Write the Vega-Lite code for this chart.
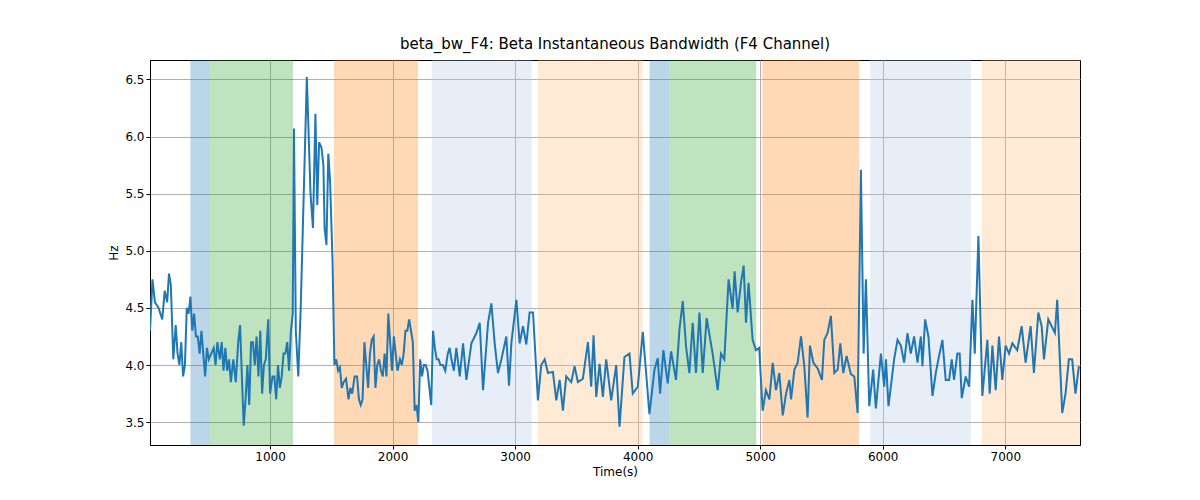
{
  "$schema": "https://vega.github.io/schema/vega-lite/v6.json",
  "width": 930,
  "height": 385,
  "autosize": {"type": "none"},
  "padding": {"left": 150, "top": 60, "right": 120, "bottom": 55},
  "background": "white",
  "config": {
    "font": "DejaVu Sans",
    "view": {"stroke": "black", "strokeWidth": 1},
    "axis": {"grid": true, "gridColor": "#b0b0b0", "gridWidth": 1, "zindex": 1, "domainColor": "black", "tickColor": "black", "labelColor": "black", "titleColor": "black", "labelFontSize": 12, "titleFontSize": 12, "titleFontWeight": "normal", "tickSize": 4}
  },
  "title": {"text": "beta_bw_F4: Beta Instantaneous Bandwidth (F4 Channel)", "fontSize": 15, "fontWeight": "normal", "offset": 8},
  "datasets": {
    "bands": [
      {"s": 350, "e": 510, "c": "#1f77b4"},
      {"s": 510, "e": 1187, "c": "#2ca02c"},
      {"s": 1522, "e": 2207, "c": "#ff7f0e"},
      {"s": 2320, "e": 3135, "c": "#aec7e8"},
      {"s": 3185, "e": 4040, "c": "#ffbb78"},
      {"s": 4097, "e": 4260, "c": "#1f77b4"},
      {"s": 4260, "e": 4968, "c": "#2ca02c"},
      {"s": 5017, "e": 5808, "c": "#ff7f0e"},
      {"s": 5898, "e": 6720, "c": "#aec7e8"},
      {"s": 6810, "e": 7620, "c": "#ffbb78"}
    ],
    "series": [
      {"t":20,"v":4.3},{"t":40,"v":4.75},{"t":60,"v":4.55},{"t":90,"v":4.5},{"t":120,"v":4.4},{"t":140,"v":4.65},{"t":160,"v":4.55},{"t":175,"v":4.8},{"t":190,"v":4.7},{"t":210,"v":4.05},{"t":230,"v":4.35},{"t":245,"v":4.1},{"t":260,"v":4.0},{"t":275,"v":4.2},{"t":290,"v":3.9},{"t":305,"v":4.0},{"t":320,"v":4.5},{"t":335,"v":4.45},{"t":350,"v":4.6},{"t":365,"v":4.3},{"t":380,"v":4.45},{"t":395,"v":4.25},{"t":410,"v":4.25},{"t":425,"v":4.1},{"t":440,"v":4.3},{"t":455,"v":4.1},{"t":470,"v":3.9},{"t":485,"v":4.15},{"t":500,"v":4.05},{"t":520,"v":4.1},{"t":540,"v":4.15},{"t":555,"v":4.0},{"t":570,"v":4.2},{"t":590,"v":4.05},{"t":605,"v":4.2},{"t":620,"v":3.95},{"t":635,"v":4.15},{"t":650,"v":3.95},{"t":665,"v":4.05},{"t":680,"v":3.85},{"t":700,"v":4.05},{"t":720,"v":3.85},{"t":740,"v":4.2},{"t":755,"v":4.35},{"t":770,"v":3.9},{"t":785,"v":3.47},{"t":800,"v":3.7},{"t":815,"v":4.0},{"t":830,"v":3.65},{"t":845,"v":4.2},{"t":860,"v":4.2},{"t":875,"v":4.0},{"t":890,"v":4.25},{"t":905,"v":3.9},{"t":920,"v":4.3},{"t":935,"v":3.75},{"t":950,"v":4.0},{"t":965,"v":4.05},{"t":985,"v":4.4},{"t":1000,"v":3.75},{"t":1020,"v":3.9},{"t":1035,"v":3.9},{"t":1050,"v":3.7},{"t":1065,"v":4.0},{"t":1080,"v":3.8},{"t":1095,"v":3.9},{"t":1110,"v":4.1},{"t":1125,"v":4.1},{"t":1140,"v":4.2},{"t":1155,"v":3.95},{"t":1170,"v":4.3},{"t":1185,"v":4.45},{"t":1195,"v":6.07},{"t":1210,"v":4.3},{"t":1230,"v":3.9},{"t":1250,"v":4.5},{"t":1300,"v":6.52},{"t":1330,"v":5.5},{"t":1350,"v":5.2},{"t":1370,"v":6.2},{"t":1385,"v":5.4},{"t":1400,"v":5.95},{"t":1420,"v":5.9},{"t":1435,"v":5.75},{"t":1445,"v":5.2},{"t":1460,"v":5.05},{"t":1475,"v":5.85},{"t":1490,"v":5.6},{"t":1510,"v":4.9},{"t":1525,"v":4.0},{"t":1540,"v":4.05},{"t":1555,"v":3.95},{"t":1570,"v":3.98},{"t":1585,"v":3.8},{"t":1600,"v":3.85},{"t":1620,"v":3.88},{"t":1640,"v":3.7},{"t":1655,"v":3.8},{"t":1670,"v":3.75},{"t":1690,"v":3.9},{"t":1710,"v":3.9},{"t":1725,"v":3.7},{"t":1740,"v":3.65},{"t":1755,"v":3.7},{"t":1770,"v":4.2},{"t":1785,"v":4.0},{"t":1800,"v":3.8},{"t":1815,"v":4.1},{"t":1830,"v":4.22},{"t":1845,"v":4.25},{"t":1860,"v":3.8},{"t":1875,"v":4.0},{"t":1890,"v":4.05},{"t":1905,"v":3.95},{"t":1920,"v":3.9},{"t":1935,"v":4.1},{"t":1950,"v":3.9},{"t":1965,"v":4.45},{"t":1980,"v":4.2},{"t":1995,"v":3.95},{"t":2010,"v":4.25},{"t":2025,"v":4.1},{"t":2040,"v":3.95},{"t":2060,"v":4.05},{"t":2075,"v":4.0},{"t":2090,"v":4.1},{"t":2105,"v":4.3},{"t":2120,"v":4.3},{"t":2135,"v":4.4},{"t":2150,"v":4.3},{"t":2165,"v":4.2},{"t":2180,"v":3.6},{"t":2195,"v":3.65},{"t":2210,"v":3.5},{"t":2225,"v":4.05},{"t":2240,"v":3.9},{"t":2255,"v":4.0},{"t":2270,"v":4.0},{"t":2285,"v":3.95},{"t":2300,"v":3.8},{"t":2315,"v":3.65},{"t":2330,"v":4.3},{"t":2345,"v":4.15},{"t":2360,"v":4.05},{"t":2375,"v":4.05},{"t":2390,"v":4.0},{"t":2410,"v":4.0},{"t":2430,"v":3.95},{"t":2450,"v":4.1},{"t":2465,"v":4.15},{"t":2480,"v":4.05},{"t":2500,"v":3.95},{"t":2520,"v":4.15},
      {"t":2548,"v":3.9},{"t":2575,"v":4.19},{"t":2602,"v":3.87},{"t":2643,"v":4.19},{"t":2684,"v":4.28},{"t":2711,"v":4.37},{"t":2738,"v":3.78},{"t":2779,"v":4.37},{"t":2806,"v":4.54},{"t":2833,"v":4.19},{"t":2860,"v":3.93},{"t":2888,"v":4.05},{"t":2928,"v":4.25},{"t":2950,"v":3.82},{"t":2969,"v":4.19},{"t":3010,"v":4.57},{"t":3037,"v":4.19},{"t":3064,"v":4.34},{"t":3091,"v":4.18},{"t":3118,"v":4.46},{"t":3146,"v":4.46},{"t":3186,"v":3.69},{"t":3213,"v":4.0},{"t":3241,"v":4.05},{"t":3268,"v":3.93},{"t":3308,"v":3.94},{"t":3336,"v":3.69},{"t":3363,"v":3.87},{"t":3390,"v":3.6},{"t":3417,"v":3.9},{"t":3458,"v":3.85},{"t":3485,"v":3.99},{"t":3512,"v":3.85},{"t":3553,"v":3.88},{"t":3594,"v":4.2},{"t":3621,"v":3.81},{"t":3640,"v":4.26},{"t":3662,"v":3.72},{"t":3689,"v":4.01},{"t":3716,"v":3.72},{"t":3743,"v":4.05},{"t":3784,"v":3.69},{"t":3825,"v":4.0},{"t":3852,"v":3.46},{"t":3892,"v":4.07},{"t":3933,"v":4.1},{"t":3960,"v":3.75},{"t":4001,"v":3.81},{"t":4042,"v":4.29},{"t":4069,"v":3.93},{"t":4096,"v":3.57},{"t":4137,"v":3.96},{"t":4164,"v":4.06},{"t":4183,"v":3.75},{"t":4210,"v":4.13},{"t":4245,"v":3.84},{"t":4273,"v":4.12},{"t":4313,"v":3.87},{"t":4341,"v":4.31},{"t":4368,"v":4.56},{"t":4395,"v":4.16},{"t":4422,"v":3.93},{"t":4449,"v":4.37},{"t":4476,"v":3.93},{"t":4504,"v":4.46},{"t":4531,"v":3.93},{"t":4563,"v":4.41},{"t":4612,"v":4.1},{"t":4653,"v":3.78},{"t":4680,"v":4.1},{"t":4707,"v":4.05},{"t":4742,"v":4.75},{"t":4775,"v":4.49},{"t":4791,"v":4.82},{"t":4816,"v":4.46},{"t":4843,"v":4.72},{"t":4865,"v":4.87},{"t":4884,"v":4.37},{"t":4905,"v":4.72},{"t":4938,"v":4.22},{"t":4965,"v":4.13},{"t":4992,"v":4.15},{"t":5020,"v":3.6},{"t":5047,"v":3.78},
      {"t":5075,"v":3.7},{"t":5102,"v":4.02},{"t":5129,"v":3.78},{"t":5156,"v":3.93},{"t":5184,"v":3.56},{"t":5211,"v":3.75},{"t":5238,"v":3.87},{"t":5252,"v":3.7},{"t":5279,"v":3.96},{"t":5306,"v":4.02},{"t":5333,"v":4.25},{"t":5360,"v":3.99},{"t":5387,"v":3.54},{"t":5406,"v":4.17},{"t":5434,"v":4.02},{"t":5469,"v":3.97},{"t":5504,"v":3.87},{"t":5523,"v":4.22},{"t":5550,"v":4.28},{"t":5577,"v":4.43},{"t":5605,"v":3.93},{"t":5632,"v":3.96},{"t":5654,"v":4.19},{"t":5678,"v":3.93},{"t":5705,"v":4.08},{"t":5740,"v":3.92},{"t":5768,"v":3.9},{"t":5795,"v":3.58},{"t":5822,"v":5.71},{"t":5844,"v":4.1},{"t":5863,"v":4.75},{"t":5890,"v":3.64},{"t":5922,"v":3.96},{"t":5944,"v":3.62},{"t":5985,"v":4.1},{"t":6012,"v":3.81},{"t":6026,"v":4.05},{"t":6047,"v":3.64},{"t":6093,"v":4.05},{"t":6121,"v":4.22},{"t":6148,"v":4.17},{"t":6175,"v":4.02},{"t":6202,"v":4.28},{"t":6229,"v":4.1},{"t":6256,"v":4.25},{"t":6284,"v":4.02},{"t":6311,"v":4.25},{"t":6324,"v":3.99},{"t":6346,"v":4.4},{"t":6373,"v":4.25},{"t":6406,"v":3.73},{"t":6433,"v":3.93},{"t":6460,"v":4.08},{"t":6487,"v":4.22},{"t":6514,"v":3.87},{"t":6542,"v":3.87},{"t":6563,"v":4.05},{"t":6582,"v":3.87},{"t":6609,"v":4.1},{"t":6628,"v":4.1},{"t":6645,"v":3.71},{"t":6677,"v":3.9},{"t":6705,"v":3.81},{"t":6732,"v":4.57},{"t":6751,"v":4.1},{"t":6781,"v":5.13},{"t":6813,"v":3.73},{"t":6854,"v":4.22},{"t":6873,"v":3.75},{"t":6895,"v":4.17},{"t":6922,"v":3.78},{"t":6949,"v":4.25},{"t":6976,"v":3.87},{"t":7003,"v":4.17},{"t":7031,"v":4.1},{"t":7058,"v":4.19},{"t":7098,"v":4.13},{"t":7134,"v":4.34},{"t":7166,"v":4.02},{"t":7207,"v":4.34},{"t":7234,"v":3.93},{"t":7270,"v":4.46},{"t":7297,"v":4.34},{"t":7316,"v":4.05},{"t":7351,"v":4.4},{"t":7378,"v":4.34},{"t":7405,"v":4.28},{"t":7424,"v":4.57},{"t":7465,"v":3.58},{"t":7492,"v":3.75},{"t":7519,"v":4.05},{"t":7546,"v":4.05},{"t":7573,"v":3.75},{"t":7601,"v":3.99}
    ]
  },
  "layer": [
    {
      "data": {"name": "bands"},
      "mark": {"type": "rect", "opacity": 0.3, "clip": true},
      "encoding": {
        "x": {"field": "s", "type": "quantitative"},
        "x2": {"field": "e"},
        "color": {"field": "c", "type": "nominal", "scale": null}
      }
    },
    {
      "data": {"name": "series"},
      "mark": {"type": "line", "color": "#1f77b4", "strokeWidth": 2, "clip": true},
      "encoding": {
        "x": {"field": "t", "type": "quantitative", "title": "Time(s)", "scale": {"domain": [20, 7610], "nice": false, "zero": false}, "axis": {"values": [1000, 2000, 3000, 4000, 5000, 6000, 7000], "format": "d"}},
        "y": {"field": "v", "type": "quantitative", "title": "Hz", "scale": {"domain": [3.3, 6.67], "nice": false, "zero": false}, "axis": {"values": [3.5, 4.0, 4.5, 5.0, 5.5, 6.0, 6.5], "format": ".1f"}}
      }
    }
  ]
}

* * *

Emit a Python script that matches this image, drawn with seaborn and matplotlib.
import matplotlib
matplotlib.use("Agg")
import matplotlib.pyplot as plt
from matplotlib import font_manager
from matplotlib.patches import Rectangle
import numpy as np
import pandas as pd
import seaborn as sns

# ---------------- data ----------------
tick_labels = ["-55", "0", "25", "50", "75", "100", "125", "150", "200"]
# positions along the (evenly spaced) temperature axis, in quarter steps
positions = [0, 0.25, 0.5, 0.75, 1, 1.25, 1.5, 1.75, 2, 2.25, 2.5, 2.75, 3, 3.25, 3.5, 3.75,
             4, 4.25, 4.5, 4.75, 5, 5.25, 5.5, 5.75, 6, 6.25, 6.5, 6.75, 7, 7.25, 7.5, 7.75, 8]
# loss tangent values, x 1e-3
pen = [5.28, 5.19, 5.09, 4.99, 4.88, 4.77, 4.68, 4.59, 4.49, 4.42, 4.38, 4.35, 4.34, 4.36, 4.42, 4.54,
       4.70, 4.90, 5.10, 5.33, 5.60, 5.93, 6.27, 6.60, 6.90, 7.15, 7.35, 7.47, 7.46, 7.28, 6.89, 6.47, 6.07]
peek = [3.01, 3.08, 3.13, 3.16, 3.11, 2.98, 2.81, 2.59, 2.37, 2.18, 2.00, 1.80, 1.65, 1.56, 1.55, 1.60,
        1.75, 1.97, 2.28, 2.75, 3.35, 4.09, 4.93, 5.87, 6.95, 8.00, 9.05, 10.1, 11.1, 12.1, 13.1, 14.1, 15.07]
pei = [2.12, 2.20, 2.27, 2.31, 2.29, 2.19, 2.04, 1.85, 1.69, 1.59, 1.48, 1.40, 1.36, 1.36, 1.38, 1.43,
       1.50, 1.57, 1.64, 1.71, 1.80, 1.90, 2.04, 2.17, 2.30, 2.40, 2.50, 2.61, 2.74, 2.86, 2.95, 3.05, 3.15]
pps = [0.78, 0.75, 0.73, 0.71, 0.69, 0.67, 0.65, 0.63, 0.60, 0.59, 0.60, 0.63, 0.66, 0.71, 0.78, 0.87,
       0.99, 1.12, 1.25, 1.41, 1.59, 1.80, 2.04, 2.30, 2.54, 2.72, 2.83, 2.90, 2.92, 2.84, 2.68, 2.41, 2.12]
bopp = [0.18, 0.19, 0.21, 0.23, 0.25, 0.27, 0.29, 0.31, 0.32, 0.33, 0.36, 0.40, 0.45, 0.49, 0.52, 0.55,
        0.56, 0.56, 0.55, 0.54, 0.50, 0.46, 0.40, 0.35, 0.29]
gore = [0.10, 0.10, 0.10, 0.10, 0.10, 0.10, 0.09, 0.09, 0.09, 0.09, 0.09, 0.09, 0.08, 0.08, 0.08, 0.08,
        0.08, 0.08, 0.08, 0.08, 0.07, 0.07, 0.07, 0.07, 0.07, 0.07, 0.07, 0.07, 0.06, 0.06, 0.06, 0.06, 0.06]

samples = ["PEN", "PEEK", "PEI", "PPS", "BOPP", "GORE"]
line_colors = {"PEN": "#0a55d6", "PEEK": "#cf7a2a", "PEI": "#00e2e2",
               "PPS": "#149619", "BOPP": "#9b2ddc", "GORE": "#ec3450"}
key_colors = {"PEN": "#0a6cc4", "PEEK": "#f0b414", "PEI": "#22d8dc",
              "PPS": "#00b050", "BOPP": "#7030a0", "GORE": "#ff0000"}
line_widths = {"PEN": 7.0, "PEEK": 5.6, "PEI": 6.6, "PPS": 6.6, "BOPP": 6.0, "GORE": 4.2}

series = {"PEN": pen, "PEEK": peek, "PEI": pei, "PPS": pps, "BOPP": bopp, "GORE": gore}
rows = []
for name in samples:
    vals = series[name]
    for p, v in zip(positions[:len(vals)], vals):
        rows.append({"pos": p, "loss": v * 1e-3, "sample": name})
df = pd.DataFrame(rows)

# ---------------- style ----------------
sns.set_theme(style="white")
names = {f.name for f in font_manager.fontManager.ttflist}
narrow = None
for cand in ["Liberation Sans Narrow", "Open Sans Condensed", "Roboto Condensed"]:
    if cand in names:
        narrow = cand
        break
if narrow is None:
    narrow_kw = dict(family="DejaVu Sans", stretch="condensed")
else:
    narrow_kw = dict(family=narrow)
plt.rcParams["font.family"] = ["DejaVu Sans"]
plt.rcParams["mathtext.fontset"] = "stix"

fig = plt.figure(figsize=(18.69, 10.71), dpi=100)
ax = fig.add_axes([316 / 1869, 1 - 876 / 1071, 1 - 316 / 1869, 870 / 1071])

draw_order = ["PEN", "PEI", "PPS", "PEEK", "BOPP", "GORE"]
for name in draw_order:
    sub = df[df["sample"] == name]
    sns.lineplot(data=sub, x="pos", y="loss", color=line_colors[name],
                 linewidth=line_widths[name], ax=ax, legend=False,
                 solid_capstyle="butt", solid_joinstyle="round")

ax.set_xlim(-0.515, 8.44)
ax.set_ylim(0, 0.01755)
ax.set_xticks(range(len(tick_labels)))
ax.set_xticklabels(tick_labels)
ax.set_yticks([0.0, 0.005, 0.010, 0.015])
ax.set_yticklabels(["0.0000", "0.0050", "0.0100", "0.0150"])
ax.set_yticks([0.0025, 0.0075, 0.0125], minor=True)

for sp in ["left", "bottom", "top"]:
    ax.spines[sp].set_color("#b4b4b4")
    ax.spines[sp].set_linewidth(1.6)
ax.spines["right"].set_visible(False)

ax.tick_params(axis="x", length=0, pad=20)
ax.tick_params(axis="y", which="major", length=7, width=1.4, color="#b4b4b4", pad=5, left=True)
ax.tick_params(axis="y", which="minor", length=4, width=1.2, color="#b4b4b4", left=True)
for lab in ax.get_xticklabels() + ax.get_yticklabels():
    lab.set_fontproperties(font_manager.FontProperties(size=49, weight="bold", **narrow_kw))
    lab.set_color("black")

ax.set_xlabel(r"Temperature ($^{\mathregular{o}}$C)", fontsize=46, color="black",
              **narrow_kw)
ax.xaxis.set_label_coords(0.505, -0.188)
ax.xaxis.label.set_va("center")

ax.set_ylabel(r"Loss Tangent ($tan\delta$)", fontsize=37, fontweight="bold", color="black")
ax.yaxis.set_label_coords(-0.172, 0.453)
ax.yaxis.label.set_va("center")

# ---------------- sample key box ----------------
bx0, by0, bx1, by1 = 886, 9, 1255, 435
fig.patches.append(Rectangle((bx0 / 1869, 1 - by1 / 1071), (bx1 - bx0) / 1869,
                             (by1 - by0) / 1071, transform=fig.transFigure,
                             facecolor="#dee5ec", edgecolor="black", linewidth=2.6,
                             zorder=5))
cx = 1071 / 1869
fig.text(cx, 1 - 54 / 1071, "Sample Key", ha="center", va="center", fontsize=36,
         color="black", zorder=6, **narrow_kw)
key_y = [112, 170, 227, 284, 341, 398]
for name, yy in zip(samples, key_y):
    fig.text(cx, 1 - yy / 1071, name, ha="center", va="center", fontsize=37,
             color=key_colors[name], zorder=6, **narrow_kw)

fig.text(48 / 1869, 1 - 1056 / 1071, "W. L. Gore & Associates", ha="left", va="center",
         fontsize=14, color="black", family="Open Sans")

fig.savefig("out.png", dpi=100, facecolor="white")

==

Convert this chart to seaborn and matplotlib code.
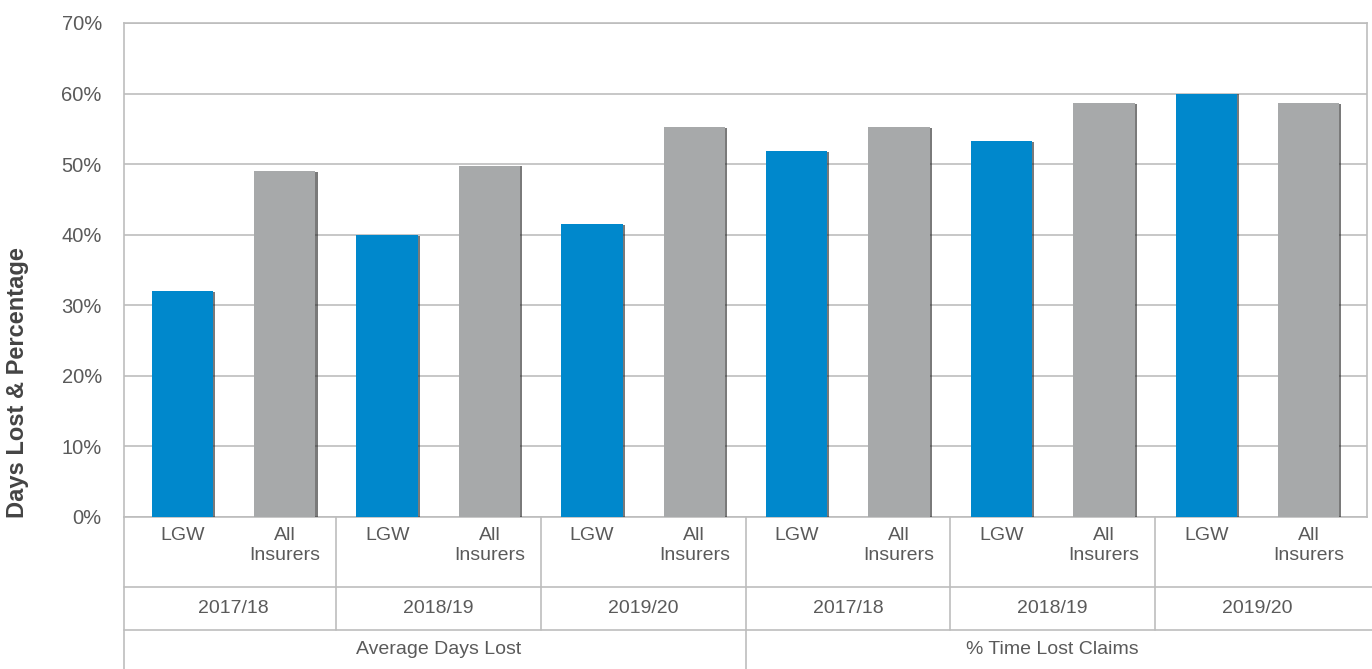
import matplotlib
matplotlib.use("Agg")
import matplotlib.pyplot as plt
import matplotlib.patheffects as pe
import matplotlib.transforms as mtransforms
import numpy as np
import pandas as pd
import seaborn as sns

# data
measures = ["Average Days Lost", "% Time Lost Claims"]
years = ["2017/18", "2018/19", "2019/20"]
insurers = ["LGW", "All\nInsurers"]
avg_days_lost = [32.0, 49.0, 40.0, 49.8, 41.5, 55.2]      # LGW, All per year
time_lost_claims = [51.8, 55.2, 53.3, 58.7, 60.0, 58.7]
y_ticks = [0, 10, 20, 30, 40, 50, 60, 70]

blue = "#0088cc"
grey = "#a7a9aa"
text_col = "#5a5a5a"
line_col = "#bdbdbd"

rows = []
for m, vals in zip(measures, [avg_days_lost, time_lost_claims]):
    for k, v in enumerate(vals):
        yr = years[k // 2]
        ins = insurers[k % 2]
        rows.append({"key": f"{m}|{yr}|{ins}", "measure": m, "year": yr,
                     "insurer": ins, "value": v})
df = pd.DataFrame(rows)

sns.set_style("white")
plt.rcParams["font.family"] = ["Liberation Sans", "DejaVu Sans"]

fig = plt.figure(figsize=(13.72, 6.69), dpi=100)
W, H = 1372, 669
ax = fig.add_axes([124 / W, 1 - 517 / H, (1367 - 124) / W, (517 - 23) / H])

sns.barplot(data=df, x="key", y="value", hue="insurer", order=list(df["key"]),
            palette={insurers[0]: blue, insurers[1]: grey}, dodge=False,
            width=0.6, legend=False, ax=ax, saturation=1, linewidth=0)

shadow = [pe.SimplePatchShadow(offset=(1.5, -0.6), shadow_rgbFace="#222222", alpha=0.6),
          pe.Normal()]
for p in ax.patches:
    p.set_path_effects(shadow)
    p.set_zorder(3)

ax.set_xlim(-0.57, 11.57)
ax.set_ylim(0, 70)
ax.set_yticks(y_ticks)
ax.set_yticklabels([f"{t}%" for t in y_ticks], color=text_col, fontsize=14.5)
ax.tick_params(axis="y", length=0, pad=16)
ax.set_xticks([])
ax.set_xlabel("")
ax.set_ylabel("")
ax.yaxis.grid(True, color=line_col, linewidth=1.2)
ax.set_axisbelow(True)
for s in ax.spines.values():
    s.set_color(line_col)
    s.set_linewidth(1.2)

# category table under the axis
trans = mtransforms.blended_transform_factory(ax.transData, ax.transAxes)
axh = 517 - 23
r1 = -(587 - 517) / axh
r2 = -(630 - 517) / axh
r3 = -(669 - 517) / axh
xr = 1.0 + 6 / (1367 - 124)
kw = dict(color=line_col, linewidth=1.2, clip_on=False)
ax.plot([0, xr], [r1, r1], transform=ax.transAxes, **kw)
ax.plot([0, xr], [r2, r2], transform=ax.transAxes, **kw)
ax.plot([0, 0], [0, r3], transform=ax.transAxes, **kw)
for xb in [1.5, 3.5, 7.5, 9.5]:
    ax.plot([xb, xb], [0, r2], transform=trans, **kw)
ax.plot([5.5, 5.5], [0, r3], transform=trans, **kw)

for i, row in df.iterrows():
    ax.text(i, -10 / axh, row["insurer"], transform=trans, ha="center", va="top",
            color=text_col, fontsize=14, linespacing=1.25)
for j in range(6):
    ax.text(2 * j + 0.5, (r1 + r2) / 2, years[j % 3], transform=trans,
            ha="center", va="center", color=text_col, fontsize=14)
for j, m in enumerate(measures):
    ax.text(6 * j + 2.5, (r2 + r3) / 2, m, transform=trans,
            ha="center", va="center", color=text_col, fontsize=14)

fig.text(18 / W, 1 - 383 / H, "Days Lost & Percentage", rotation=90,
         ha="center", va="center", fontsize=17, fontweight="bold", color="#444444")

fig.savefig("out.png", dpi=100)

◆ Written problem ◆
Repeat, word for word, only the lines from the line holding "Emit a Python" through the line holding "0.06, 0.06, 0.06]", with both of those lines included.

◆ The answer ◆
Emit a Python script that matches this image, drawn with seaborn and matplotlib.
import matplotlib
matplotlib.use("Agg")
import matplotlib.pyplot as plt
from matplotlib import font_manager
from matplotlib.patches import Rectangle
import numpy as np
import pandas as pd
import seaborn as sns

# ---------------- data ----------------
tick_labels = ["-55", "0", "25", "50", "75", "100", "125", "150", "200"]
# positions along the (evenly spaced) temperature axis, in quarter steps
positions = [0, 0.25, 0.5, 0.75, 1, 1.25, 1.5, 1.75, 2, 2.25, 2.5, 2.75, 3, 3.25, 3.5, 3.75,
             4, 4.25, 4.5, 4.75, 5, 5.25, 5.5, 5.75, 6, 6.25, 6.5, 6.75, 7, 7.25, 7.5, 7.75, 8]
# loss tangent values, x 1e-3
pen = [5.28, 5.19, 5.09, 4.99, 4.88, 4.77, 4.68, 4.59, 4.49, 4.42, 4.38, 4.35, 4.34, 4.36, 4.42, 4.54,
       4.70, 4.90, 5.10, 5.33, 5.60, 5.93, 6.27, 6.60, 6.90, 7.15, 7.35, 7.47, 7.46, 7.28, 6.89, 6.47, 6.07]
peek = [3.01, 3.08, 3.13, 3.16, 3.11, 2.98, 2.81, 2.59, 2.37, 2.18, 2.00, 1.80, 1.65, 1.56, 1.55, 1.60,
        1.75, 1.97, 2.28, 2.75, 3.35, 4.09, 4.93, 5.87, 6.95, 8.00, 9.05, 10.1, 11.1, 12.1, 13.1, 14.1, 15.07]
pei = [2.12, 2.20, 2.27, 2.31, 2.29, 2.19, 2.04, 1.85, 1.69, 1.59, 1.48, 1.40, 1.36, 1.36, 1.38, 1.43,
       1.50, 1.57, 1.64, 1.71, 1.80, 1.90, 2.04, 2.17, 2.30, 2.40, 2.50, 2.61, 2.74, 2.86, 2.95, 3.05, 3.15]
pps = [0.78, 0.75, 0.73, 0.71, 0.69, 0.67, 0.65, 0.63, 0.60, 0.59, 0.60, 0.63, 0.66, 0.71, 0.78, 0.87,
       0.99, 1.12, 1.25, 1.41, 1.59, 1.80, 2.04, 2.30, 2.54, 2.72, 2.83, 2.90, 2.92, 2.84, 2.68, 2.41, 2.12]
bopp = [0.18, 0.19, 0.21, 0.23, 0.25, 0.27, 0.29, 0.31, 0.32, 0.33, 0.36, 0.40, 0.45, 0.49, 0.52, 0.55,
        0.56, 0.56, 0.55, 0.54, 0.50, 0.46, 0.40, 0.35, 0.29]
gore = [0.10, 0.10, 0.10, 0.10, 0.10, 0.10, 0.09, 0.09, 0.09, 0.09, 0.09, 0.09, 0.08, 0.08, 0.08, 0.08,
        0.08, 0.08, 0.08, 0.08, 0.07, 0.07, 0.07, 0.07, 0.07, 0.07, 0.07, 0.07, 0.06, 0.06, 0.06, 0.06, 0.06]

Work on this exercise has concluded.